Multiwave mixing and soliton-like spatial structures in photorefractive crystals

Abstract

A theoretical model has been developed for multiwave mixing in media with photorefractive nonlinearity, making it possible to describe the process of interaction between the waves in the conditions exhibiting nonlinearities of different orders with due regard for the mixing geometry. Theoretically, the process of N -wave mixing at the N - 1 th -order nonlinearity has been described with the help of a band model for the photorefractive nonlinearity mechanism that includes the transitions from impurity levels within the band gap and enables description of the diffusion or drift processes in the external electric field.

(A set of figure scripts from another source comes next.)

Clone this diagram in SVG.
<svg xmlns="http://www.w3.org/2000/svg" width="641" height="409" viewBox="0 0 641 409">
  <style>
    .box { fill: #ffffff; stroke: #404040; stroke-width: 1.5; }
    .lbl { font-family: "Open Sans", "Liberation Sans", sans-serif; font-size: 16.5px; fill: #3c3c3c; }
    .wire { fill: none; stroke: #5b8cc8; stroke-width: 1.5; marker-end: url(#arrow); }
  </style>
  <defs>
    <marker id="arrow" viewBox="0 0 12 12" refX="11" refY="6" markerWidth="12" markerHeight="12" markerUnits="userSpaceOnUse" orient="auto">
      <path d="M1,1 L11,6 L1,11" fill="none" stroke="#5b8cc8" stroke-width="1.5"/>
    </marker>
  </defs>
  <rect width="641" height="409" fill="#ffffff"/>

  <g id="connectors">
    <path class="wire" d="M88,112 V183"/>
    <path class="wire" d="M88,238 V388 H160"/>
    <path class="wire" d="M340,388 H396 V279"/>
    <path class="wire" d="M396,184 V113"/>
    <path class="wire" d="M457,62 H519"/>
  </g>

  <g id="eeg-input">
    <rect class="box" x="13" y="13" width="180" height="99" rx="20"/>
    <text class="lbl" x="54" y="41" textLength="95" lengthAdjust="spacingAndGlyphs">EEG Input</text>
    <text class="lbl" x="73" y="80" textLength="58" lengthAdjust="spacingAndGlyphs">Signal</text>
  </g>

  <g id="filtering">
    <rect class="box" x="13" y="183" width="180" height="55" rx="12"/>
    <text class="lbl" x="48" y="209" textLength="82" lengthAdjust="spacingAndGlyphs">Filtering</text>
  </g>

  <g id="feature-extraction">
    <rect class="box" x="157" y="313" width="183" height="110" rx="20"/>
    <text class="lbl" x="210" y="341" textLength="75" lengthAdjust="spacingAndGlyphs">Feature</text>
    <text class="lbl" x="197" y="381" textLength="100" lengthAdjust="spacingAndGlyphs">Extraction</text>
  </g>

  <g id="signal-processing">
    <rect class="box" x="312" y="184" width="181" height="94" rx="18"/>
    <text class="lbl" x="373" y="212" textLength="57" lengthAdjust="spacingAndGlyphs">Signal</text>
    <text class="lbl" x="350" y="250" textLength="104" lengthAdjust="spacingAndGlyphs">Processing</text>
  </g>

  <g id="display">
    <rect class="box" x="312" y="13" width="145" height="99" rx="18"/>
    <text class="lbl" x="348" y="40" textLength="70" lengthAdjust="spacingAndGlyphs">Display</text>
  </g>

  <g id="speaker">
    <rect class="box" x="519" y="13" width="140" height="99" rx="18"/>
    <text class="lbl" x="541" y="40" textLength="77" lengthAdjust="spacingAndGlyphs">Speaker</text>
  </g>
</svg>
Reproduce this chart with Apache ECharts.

The energy efficiency of multiwave mixing and geometric parameters of spatial solitons in photorefractive Bi 12 TiO 20 crystals in the conditions of pulsed and continuous laser excitation have been studied experimentally. It has been found that switching-on of the photorefractive nonlinearity mechanism with 532 nmwavelength laser pulses requires a time interval in excess of 20 - 50 ns, with saturation beyond 80 ns. The formation dynamics of spatial solitons in photorefractive Bi 12 TiO 20 crystals has been analyzed with the use of continuous-wave radiation of a He-Ne laser. It has been determined that the formation conditions and dynamics are influenced by a number of factors including the geometry of radiation input into a crystal, power of the light beam, orientation of its polarization in the directions of the crystal axes, applied electric field and its direction.